## begin DATASET SECTION
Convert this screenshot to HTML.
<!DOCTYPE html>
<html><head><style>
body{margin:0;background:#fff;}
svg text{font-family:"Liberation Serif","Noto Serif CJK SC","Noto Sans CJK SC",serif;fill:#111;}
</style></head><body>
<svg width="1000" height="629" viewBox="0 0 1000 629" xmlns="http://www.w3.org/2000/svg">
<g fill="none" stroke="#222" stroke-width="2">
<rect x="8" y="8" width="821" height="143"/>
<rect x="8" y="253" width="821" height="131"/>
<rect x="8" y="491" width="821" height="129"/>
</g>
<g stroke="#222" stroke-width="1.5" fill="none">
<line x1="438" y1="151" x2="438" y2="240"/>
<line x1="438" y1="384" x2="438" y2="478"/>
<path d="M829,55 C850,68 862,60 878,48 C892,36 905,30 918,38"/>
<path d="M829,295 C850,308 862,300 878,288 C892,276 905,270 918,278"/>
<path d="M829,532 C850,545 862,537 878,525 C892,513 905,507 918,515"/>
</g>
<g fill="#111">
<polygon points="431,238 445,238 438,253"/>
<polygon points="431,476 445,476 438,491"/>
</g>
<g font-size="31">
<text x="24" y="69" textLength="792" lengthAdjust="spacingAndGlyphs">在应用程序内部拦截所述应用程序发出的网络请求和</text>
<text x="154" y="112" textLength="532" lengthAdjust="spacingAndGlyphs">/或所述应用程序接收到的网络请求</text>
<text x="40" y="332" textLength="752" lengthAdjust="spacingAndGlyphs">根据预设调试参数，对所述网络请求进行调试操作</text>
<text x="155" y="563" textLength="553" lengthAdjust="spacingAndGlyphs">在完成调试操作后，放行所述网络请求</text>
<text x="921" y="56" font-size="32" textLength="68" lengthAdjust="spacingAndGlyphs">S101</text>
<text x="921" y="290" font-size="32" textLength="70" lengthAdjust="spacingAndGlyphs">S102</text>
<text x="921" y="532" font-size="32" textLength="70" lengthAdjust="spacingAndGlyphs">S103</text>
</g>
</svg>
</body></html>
## end DATASET SECTION
• SET TASK: Output the listing above word for word.

• FINAL RESULT:
Convert this screenshot to HTML.
<!DOCTYPE html>
<html><head><style>
body{margin:0;background:#fff;}
svg text{font-family:"Liberation Serif","Noto Serif CJK SC","Noto Sans CJK SC",serif;fill:#111;}
</style></head><body>
<svg width="1000" height="629" viewBox="0 0 1000 629" xmlns="http://www.w3.org/2000/svg">
<g fill="none" stroke="#222" stroke-width="2">
<rect x="8" y="8" width="821" height="143"/>
<rect x="8" y="253" width="821" height="131"/>
<rect x="8" y="491" width="821" height="129"/>
</g>
<g stroke="#222" stroke-width="1.5" fill="none">
<line x1="438" y1="151" x2="438" y2="240"/>
<line x1="438" y1="384" x2="438" y2="478"/>
<path d="M829,55 C850,68 862,60 878,48 C892,36 905,30 918,38"/>
<path d="M829,295 C850,308 862,300 878,288 C892,276 905,270 918,278"/>
<path d="M829,532 C850,545 862,537 878,525 C892,513 905,507 918,515"/>
</g>
<g fill="#111">
<polygon points="431,238 445,238 438,253"/>
<polygon points="431,476 445,476 438,491"/>
</g>
<g font-size="31">
<text x="24" y="69" textLength="792" lengthAdjust="spacingAndGlyphs">在应用程序内部拦截所述应用程序发出的网络请求和</text>
<text x="154" y="112" textLength="532" lengthAdjust="spacingAndGlyphs">/或所述应用程序接收到的网络请求</text>
<text x="40" y="332" textLength="752" lengthAdjust="spacingAndGlyphs">根据预设调试参数，对所述网络请求进行调试操作</text>
<text x="155" y="563" textLength="553" lengthAdjust="spacingAndGlyphs">在完成调试操作后，放行所述网络请求</text>
<text x="921" y="56" font-size="32" textLength="68" lengthAdjust="spacingAndGlyphs">S101</text>
<text x="921" y="290" font-size="32" textLength="70" lengthAdjust="spacingAndGlyphs">S102</text>
<text x="921" y="532" font-size="32" textLength="70" lengthAdjust="spacingAndGlyphs">S103</text>
</g>
</svg>
</body></html>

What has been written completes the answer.